On September 18, 2020, Ani Hovanessian was quoted in the New York Times on flexible tax strategies to consider in advance of the presidential election.
According to the article, many advisers counseled their wealthy clients in 2012 that the estate and gift tax exemptions were going down and that the rates on those taxes were going up. But the opposite happened the next year, and people who had given away more than they might have otherwise were caught off guard. Few respectable financial advisers are handicapping the election and what it might mean for taxes and investment returns next year. But that doesn’t mean they are not providing counsel.
"We can't make predictions better than anyone else can," said Hovanessian. "But if we fail to plan, we plan to fail. Individuals aren’t going to work with me because we’re frozen like a deer in the headlights."

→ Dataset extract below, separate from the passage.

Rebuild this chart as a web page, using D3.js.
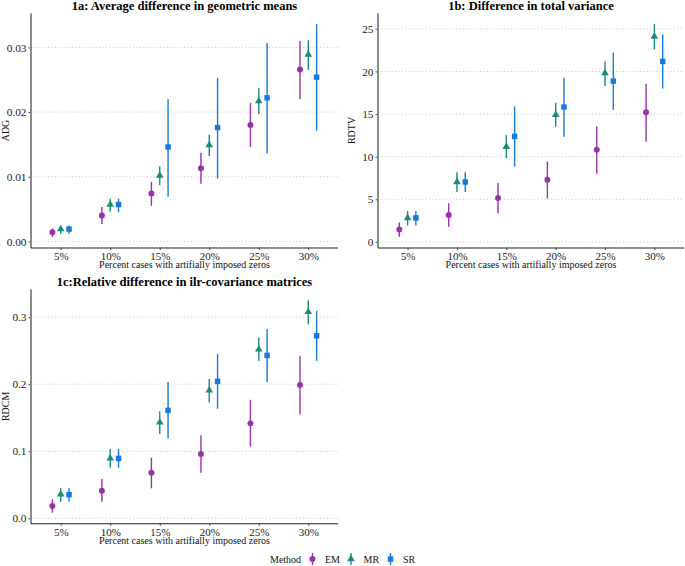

The main criterion for committing to a new plan now is that it is something you would have done eventually; thus it is best to focus on flexible and resilient structures that can withstand different outcomes.
The ultimate flexibility for couples is to create trusts that move the money out of one spouse’s estate but maintain the other spouse’s access to it. Called spousal lifetime access trusts, they can act as a safeguard against changes to a tax strategy that could backfire.
"You’ve completed and made a full transfer into the trust," Ms. Hovanessian said. “You have cut off personal rights, but you can have your spouse as a beneficiary. It’s your backdoor strategy to have access to the funds.”